Sci-Hub's an important player in the transition to Open Access. Note, however, that many papers are already available elsewhere (e.g. ArXiv), legally. You can use the OAButton [1] or Unpaywall [2] extensions if you hit a paywall to find a free version. They're not perfect, and solve a problem that shouldn't exist, but it's nice that they're there.
Yes, many papers are available ... somewhere ... if you know precisely where to look for them and find them.
The great thing about Sci-Hub, and a not-inconsequential element of its success, is that it is very nearly universal. Content is simply available in the archive in a tremendous number of cases. And is directly referenceable by DOI (or, when it's working, direct search).
The size of an archive matters as it reduces search costs across archives (this is a reason why archives tend to "a single max-size dump" dynamics). If you look at lists of the world's largest libraries, for example, it's pretty much the U.S. Library of Congress, and ... everything else. Even at the university library level, the largest collections tend to be fairly uniform at about 15-20 million volumes (Harvard, University of California, etc.).
The fact that a scholar can go to one such institution and have access to their entire archive is a compelling advantage. Shoe-leather adds up when you're crossing provincial or national borders.
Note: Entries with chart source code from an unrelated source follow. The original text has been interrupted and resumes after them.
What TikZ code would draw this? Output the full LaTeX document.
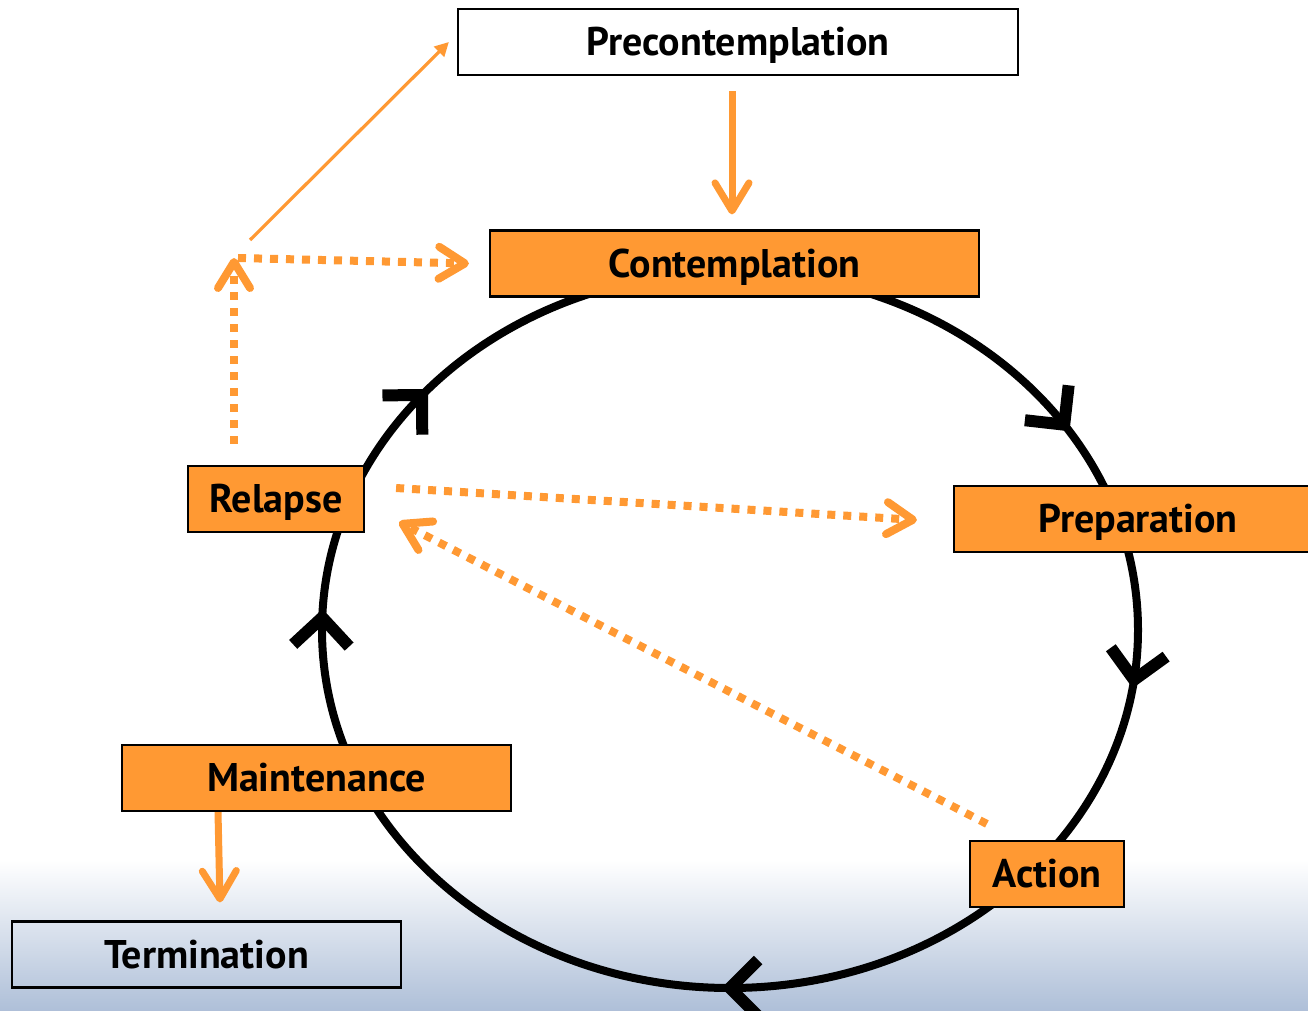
\documentclass[tikz,border=0pt]{standalone}
\usepackage{fontspec}
\setmainfont{PT Sans}
\usetikzlibrary{arrows.meta,decorations.markings,calc}
\definecolor{orng}{HTML}{FF9933}
\definecolor{bgblue}{HTML}{AEBFD8}
\begin{document}
\begin{tikzpicture}[x=1pt,y=-1pt,
  stage/.style={draw=black, line width=2.2pt, fill=orng, minimum height=66pt, inner sep=0pt,
    font=\fontsize{40}{46}\selectfont\bfseries, text height=30pt, text depth=3pt},
  plainstage/.style={stage, fill=white},
  openstage/.style={stage, fill=none},
  solidarrow/.style={draw=orng, line width=7pt, -{Straight Barb[length=28pt,width=34pt,round]}},
  thinarrow/.style={draw=orng, line width=3.2pt, -{Triangle[length=14pt,width=14pt]}},
  dotarrow/.style={draw=orng, line width=8pt, dash pattern=on 8pt off 8pt, -{Straight Barb[length=26pt,width=32pt,round]}},
  cyclemark/.style={decorate, decoration={markings, mark=at position 0 with {\draw[line width=12pt, black, miter limit=4] (-28pt,-28pt) -- (0pt,0pt) -- (-28pt,28pt);}}}
]
\fill[white] (0,0) rectangle (1308,1011);
\shade[top color=white, bottom color=bgblue] (0,860) rectangle (1308,1011);
\useasboundingbox (0,0) rectangle (1308,1011);

% cycle
\draw[line width=8pt] (730,630) ellipse [x radius=408, y radius=358];
\foreach \t in {325, 8, 90, 182, 221} {
  \path[cyclemark] (730,630) ++(\t:408 and 358) arc[start angle=\t, end angle=\t+3, x radius=408, y radius=358];
}

% stages
\node[plainstage, minimum width=560pt] (pre) at (738,42) {Precontemplation};
\node[stage, minimum width=489pt] (cont) at (734.5,263.5) {Contemplation};
\node[stage, minimum width=368pt] (prep) at (1138,519) {Preparation};
\node[stage, minimum width=154pt] (act) at (1047,874) {Action};
\node[stage, minimum width=389pt] (maint) at (316.5,778) {Maintenance};
\node[stage, minimum width=176pt] (rel) at (276,499) {Relapse};
\node[openstage, minimum width=389pt] (term) at (206.5,954.5) {Termination};

% orange connectors
\draw[solidarrow] ($(pre.south)+(-6,15)$) -- ($(cont.north)+(-2.5,-15)$);
\draw[solidarrow] ($(maint.south)+(-98.5,0)$) -- ($(term.north)+(13.5,-18)$);

\coordinate (r0) at (250,240);
\draw[thinarrow] (r0) -- ($(pre.west)+(-8,0)$);

\coordinate (corner) at (234,258);
\draw[dotarrow] ($(rel.north)+(-42,-21)$) -- (corner);
\draw[dotarrow] ($(corner)+(4,0)$) -- ($(cont.west)+(-20,0)$);
\draw[dotarrow] ($(rel.east)+(31,-11)$) -- ($(prep.west)+(-36,1)$);
\draw[dotarrow] ($(act.north west)+(18,-16)$) -- ($(rel.east)+(34,23)$);
\end{tikzpicture}
\end{document}
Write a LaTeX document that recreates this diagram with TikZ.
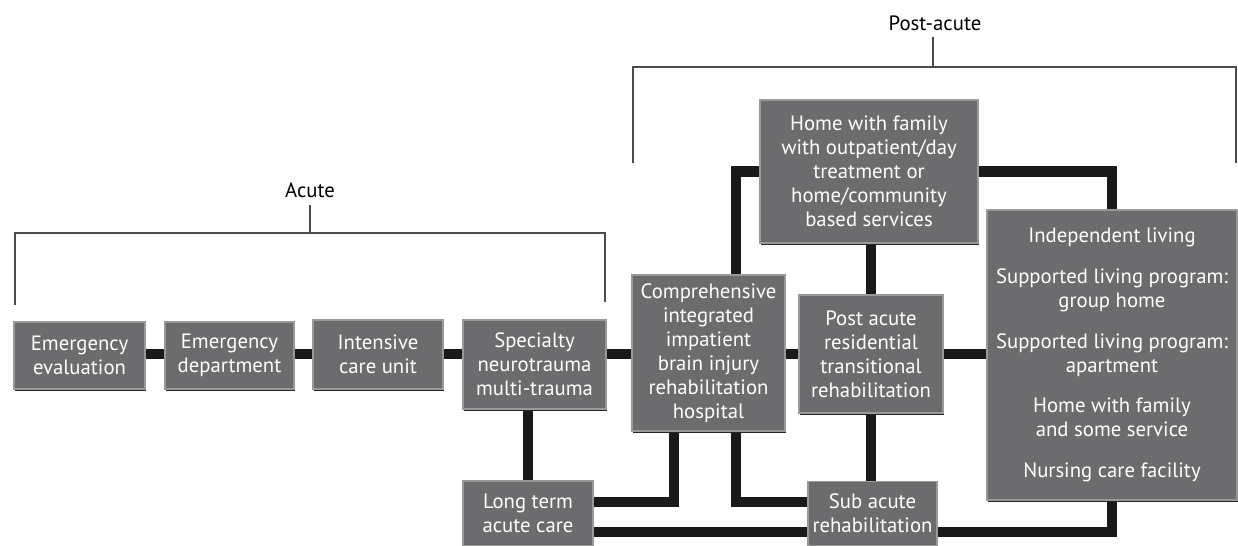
\documentclass[tikz,border=0pt]{standalone}
\usepackage{fontspec}
\setmainfont{PT Sans}
\usetikzlibrary{backgrounds,shadows}
\definecolor{boxgray}{RGB}{108,108,110}
\tikzset{
    box/.style={draw=black!40, line width=0.6pt, fill=boxgray, text=white, align=center, inner sep=1pt,
        font=\fontsize{11.8}{13.6}\selectfont,
        drop shadow={shadow xshift=0.3pt, shadow yshift=-1.4pt, fill=black!85, opacity=1}},
    link/.style={line width=6.2pt, black!90},
    bracket/.style={line width=1.1pt, black!70},
    phase/.style={font=\fontsize{11.8}{13.6}\selectfont, inner sep=1pt}
}
\begin{document}
\begin{tikzpicture}
        % Fix the page size
        \useasboundingbox (0,0) rectangle (24.76,10.92);

        % Acute stages
        \node[box, minimum width=2.62cm, minimum height=1.34cm] (eval) at (1.59,3.81) {Emergency\\evaluation};
        \node[box, minimum width=2.58cm, minimum height=1.34cm] (dept) at (4.59,3.81) {Emergency\\department};
        \node[box, minimum width=2.60cm, minimum height=1.38cm] (icu) at (7.56,3.83) {Intensive\\care unit};
        \node[box, minimum width=2.86cm, minimum height=1.78cm] (spec) at (10.69,3.63) {Specialty\\neurotrauma\\multi-trauma};
        \node[box, minimum width=2.60cm, minimum height=1.30cm] (ltac) at (10.56,0.65) {Long term\\acute care};

        % Post-acute stages
        \node[box, minimum width=3.06cm, minimum height=3.12cm] (comp) at (14.17,3.86) {Comprehensive\\integrated\\impatient\\brain injury\\rehabilitation\\hospital};
        \node[box, minimum width=4.36cm, minimum height=2.86cm] (home) at (17.38,7.49) {Home with family\\with outpatient/day\\treatment or\\home/community\\based services};
        \node[box, minimum width=2.88cm, minimum height=2.36cm] (post) at (17.42,3.84) {Post acute\\residential\\transitional\\rehabilitation};
        \node[box, minimum width=2.58cm, minimum height=1.28cm] (sub) at (17.45,0.65) {Sub acute\\rehabilitation};
        \node[box, minimum width=5.00cm, minimum height=5.80cm] (right) at (22.24,3.82) {Independent living\\[0.34cm]
            Supported living program:\\group home\\[0.34cm]
            Supported living program:\\apartment\\[0.34cm]
            Home with family\\and some service\\[0.34cm]
            Nursing care facility};

        % Thick links behind the boxes
        \begin{scope}[on background layer]
            \coordinate (row) at (0,3.84);
            \foreach \a/\b in {eval/dept,dept/icu,icu/spec,spec/comp,comp/post,post/right}
                \draw[link] (\a |- row) -- (\b |- row);
            \draw[link] (ltac) -- (ltac |- spec);
            \draw[link] (home) -| ([xshift=0.55cm]comp.center);
            \draw[link] (home) -| (right);
            \draw[link] (post) -- (post |- home);
            \draw[link] (post) -- (post |- sub);
            \draw[link] ([xshift=-0.69cm]comp.center) |- ([yshift=0.23cm]ltac.center);
            \draw[link] ([xshift=0.55cm]comp.center) |- ([yshift=0.23cm]sub.center);
            \draw[link] ([yshift=-0.37cm]ltac.center) -- ([yshift=-0.37cm]sub.center);
            \draw[link] ([yshift=-0.37cm]sub.center) -| (right);
        \end{scope}

        % Brackets on top
        \node[phase] (acute) at (6.2,7.12) {Acute};
        \draw[bracket] (0.30,4.82) |- (12.10,6.26) -- (12.10,4.88);
        \draw[bracket] (6.2,6.26) -- (6.2,6.82);

        \node[phase] (postacute) at (18.7,10.46) {Post-acute};
        \draw[bracket] (12.66,7.66) |- (24.72,9.58) -- (24.72,7.66);
        \draw[bracket] (18.66,9.58) -- (18.66,10.18);
    \end{tikzpicture}
\end{document}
Similar dynamics drove the adoption of single scholarly languages -- Greek, Latin, Arabic, Latin (again), French, German, and (in a battle with German and Russian) English following the 2nd world war, given that works had to be translated only to one language (English) rather than mulitiple.
Similar arguments, compounded by the insane costs of scribe and codex formation, applied in the pre-print era.
Yes, and it's great that people can use Sci-Hub for that. That said, for papers that are legally available, OAButton and Unpaywall exactly aim to solve the problem of having to know where to look for them and find them.
They're still only limited to openly available articles ("green" open access), but might be a solution for those not willing to use a solution of dubious legality, or for whom perhaps their institution blocks it or something.
But yeah, I'm not trying to trivialise what a great resource Sci-Hub can be for those who need it.